- _Request_:
Exactly repeat the material, dropping only the pictures.

- _Data shown_:
-*-*-
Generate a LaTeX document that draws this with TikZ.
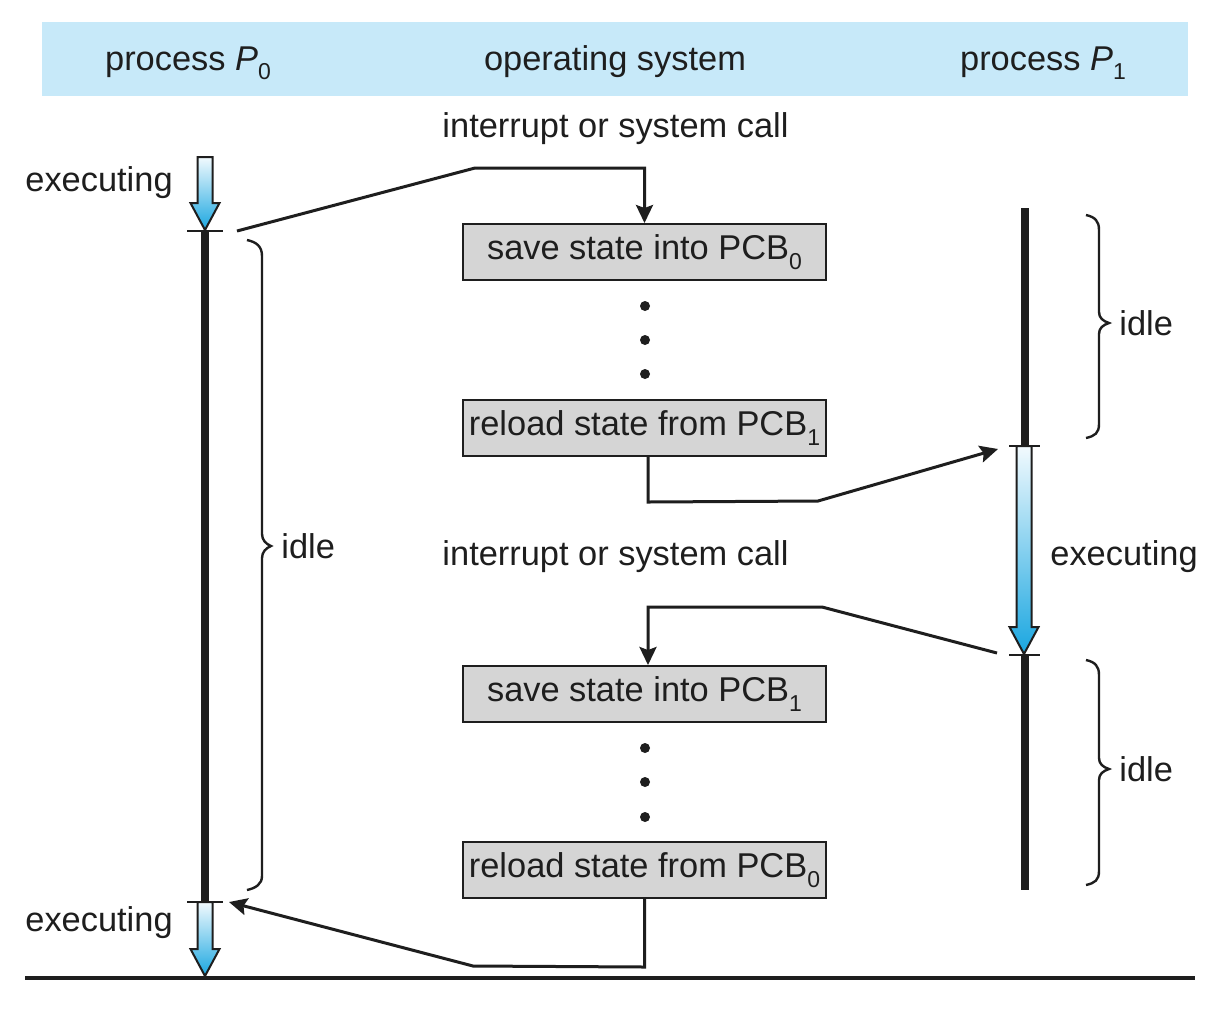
\documentclass[tikz,border=0pt]{standalone}
\usepackage{fontspec}
\setmainfont{Liberation Sans}
\usetikzlibrary{arrows.meta}
\definecolor{hdr}{HTML}{C7E9F9}
\definecolor{boxgray}{HTML}{D5D5D5}
\definecolor{arrtop}{HTML}{F2FAFE}
\definecolor{arrbot}{HTML}{19A6E0}
\definecolor{ink}{HTML}{1E1E1E}
\newcommand\subdig[1]{\raisebox{-0.28em}{\fontsize{11.5}{12}\selectfont #1}}
\newcommand\blockarrow[3]{%
  \path[draw=ink, line width=1pt, top color=arrtop, bottom color=arrbot]
    (#1-7.5,#2) -- (#1+7.5,#2) -- (#1+7.5,#3-27) -- (#1+14.5,#3-27) -- (#1,#3)
    -- (#1-14.5,#3-27) -- (#1-7.5,#3-27) -- cycle;}
\begin{document}
\begin{tikzpicture}[x=0.5pt,y=-0.5pt,
  every node/.style={font=\fontsize{17.2}{20}\selectfont, text=ink},
  lbl/.style={inner sep=0pt, anchor=base},
  osbox/.style={draw=ink, line width=1pt, fill=boxgray, minimum width=181.5pt,
    minimum height=28pt, inner sep=0pt},
  conn/.style={draw=ink, line width=1.5pt, line join=miter,
    -{Stealth[length=9pt,width=8.5pt,inset=1.5pt]}},
  plain/.style={draw=ink, line width=1.5pt, line join=miter},
  thick line/.style={draw=ink, line width=4.3pt},
  tick/.style={draw=ink, line width=1pt},
  bracepath/.style={draw=ink, line width=1.2pt},
  dot/.style={circle, fill=ink, inner sep=0pt, minimum size=5pt}]
\useasboundingbox (0,0) rectangle (1232,1014);
\fill[white] (0,0) rectangle (1232,1014);
% header band
\fill[hdr] (42,22) rectangle (1188,96);
\node[lbl] (hp0) at (188,70) {process {\itshape P}\subdig{0}};
\node[lbl] (hos) at (615,70) {operating system};
\node[lbl] (hp1) at (1043,70) {process {\itshape P}\subdig{1}};
% labels
\node[lbl] (irq1) at (615.5,137) {interrupt or system call};
\node[lbl] (irq2) at (615.5,565) {interrupt or system call};
\node[lbl, anchor=base west] (ex1) at (25,191) {executing};
\node[lbl, anchor=base west] (ex2) at (25,931) {executing};
\node[lbl, anchor=base west] (ex3) at (1050,565) {executing};
\node[lbl, anchor=base west] (idle0) at (281,558) {idle};
\node[lbl, anchor=base west] (idle1) at (1119,335) {idle};
\node[lbl, anchor=base west] (idle2) at (1119,781) {idle};
% OS boxes
\node[osbox] (save0) at (644.5,252) {save state into PCB\subdig{0}};
\node[osbox] (load1) at (644.5,428) {reload state from PCB\subdig{1}};
\node[osbox] (save1) at (644.5,694) {save state into PCB\subdig{1}};
\node[osbox] (load0) at (644.5,870) {reload state from PCB\subdig{0}};
% dots
\foreach \yy/\nm in {306/da,340/db,374/dc,748/dd,782/de,817/df}
  \node[dot] (\nm) at (645,\yy) {};
% process P0 timeline
\blockarrow{205}{157}{230}
\draw[tick] (187,231) -- (223,231);
\draw[thick line] (205,231) -- (205,902);
\draw[tick] (187,902) -- (223,902);
\blockarrow{205}{902}{976}
% baseline
\draw[draw=ink, line width=2pt] (25,978) -- (1195,978);
% process P1 timeline
\draw[thick line] (1025,208) -- (1025,446);
\draw[tick] (1009,446) -- (1040,446);
\blockarrow{1024}{446}{654}
\draw[tick] (1009,655) -- (1040,655);
\draw[thick line] (1025,655) -- (1025,890);
% braces
\draw[bracepath] (247,240) .. controls (256,242) and (262,246) .. (262,256)
  -- (262,534) .. controls (262,540) and (266,544) .. (271,546)
  .. controls (266,548) and (262,552) .. (262,558)
  -- (262,876) .. controls (262,884) and (256,888) .. (247,890);
\draw[bracepath] (1086,215) .. controls (1095,217) and (1099,221) .. (1099,230)
  -- (1099,312) .. controls (1099,318) and (1103,321) .. (1109,323)
  .. controls (1103,325) and (1099,328) .. (1099,334)
  -- (1099,424) .. controls (1099,433) and (1095,436) .. (1086,438);
\draw[bracepath] (1086,660) .. controls (1095,662) and (1099,666) .. (1099,675)
  -- (1099,758) .. controls (1099,764) and (1103,767) .. (1109,769)
  .. controls (1103,771) and (1099,774) .. (1099,780)
  -- (1099,871) .. controls (1099,880) and (1095,883) .. (1086,885);
% connector end points
\coordinate (p0out) at (237,231);
\coordinate (p1in) at (998,449);
\coordinate (p1out) at (997,653);
\coordinate (p0in) at (229,902);
% connectors
\draw[conn] (p0out) -- (475,168) -- (save0.north |- 0,168) -- (save0.north);
\draw[conn] ([xshift=1.75pt]load1.south) -- ++(0,45) -- (818,501) -- (p1in);
\draw[conn] (p1out) -- (822,607) -- ([xshift=1.75pt]save1.north |- 0,607) -- ([xshift=1.75pt]save1.north);
\draw[conn] (load0.south) -- ++(0,68) -- (473,966) -- (p0in);
\end{tikzpicture}
\end{document}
-*-*-
- _Output for this exercise_:
Generate a LaTeX document that draws this with TikZ.
\documentclass[tikz,border=0pt]{standalone}
\usepackage{fontspec}
\setmainfont{Liberation Sans}
\usetikzlibrary{arrows.meta}
\definecolor{hdr}{HTML}{C7E9F9}
\definecolor{boxgray}{HTML}{D5D5D5}
\definecolor{arrtop}{HTML}{F2FAFE}
\definecolor{arrbot}{HTML}{19A6E0}
\definecolor{ink}{HTML}{1E1E1E}
\newcommand\subdig[1]{\raisebox{-0.28em}{\fontsize{11.5}{12}\selectfont #1}}
\newcommand\blockarrow[3]{%
  \path[draw=ink, line width=1pt, top color=arrtop, bottom color=arrbot]
    (#1-7.5,#2) -- (#1+7.5,#2) -- (#1+7.5,#3-27) -- (#1+14.5,#3-27) -- (#1,#3)
    -- (#1-14.5,#3-27) -- (#1-7.5,#3-27) -- cycle;}
\begin{document}
\begin{tikzpicture}[x=0.5pt,y=-0.5pt,
  every node/.style={font=\fontsize{17.2}{20}\selectfont, text=ink},
  lbl/.style={inner sep=0pt, anchor=base},
  osbox/.style={draw=ink, line width=1pt, fill=boxgray, minimum width=181.5pt,
    minimum height=28pt, inner sep=0pt},
  conn/.style={draw=ink, line width=1.5pt, line join=miter,
    -{Stealth[length=9pt,width=8.5pt,inset=1.5pt]}},
  plain/.style={draw=ink, line width=1.5pt, line join=miter},
  thick line/.style={draw=ink, line width=4.3pt},
  tick/.style={draw=ink, line width=1pt},
  bracepath/.style={draw=ink, line width=1.2pt},
  dot/.style={circle, fill=ink, inner sep=0pt, minimum size=5pt}]
\useasboundingbox (0,0) rectangle (1232,1014);
\fill[white] (0,0) rectangle (1232,1014);
% header band
\fill[hdr] (42,22) rectangle (1188,96);
\node[lbl] (hp0) at (188,70) {process {\itshape P}\subdig{0}};
\node[lbl] (hos) at (615,70) {operating system};
\node[lbl] (hp1) at (1043,70) {process {\itshape P}\subdig{1}};
% labels
\node[lbl] (irq1) at (615.5,137) {interrupt or system call};
\node[lbl] (irq2) at (615.5,565) {interrupt or system call};
\node[lbl, anchor=base west] (ex1) at (25,191) {executing};
\node[lbl, anchor=base west] (ex2) at (25,931) {executing};
\node[lbl, anchor=base west] (ex3) at (1050,565) {executing};
\node[lbl, anchor=base west] (idle0) at (281,558) {idle};
\node[lbl, anchor=base west] (idle1) at (1119,335) {idle};
\node[lbl, anchor=base west] (idle2) at (1119,781) {idle};
% OS boxes
\node[osbox] (save0) at (644.5,252) {save state into PCB\subdig{0}};
\node[osbox] (load1) at (644.5,428) {reload state from PCB\subdig{1}};
\node[osbox] (save1) at (644.5,694) {save state into PCB\subdig{1}};
\node[osbox] (load0) at (644.5,870) {reload state from PCB\subdig{0}};
% dots
\foreach \yy/\nm in {306/da,340/db,374/dc,748/dd,782/de,817/df}
  \node[dot] (\nm) at (645,\yy) {};
% process P0 timeline
\blockarrow{205}{157}{230}
\draw[tick] (187,231) -- (223,231);
\draw[thick line] (205,231) -- (205,902);
\draw[tick] (187,902) -- (223,902);
\blockarrow{205}{902}{976}
% baseline
\draw[draw=ink, line width=2pt] (25,978) -- (1195,978);
% process P1 timeline
\draw[thick line] (1025,208) -- (1025,446);
\draw[tick] (1009,446) -- (1040,446);
\blockarrow{1024}{446}{654}
\draw[tick] (1009,655) -- (1040,655);
\draw[thick line] (1025,655) -- (1025,890);
% braces
\draw[bracepath] (247,240) .. controls (256,242) and (262,246) .. (262,256)
  -- (262,534) .. controls (262,540) and (266,544) .. (271,546)
  .. controls (266,548) and (262,552) .. (262,558)
  -- (262,876) .. controls (262,884) and (256,888) .. (247,890);
\draw[bracepath] (1086,215) .. controls (1095,217) and (1099,221) .. (1099,230)
  -- (1099,312) .. controls (1099,318) and (1103,321) .. (1109,323)
  .. controls (1103,325) and (1099,328) .. (1099,334)
  -- (1099,424) .. controls (1099,433) and (1095,436) .. (1086,438);
\draw[bracepath] (1086,660) .. controls (1095,662) and (1099,666) .. (1099,675)
  -- (1099,758) .. controls (1099,764) and (1103,767) .. (1109,769)
  .. controls (1103,771) and (1099,774) .. (1099,780)
  -- (1099,871) .. controls (1099,880) and (1095,883) .. (1086,885);
% connector end points
\coordinate (p0out) at (237,231);
\coordinate (p1in) at (998,449);
\coordinate (p1out) at (997,653);
\coordinate (p0in) at (229,902);
% connectors
\draw[conn] (p0out) -- (475,168) -- (save0.north |- 0,168) -- (save0.north);
\draw[conn] ([xshift=1.75pt]load1.south) -- ++(0,45) -- (818,501) -- (p1in);
\draw[conn] (p1out) -- (822,607) -- ([xshift=1.75pt]save1.north |- 0,607) -- ([xshift=1.75pt]save1.north);
\draw[conn] (load0.south) -- ++(0,68) -- (473,966) -- (p0in);
\end{tikzpicture}
\end{document}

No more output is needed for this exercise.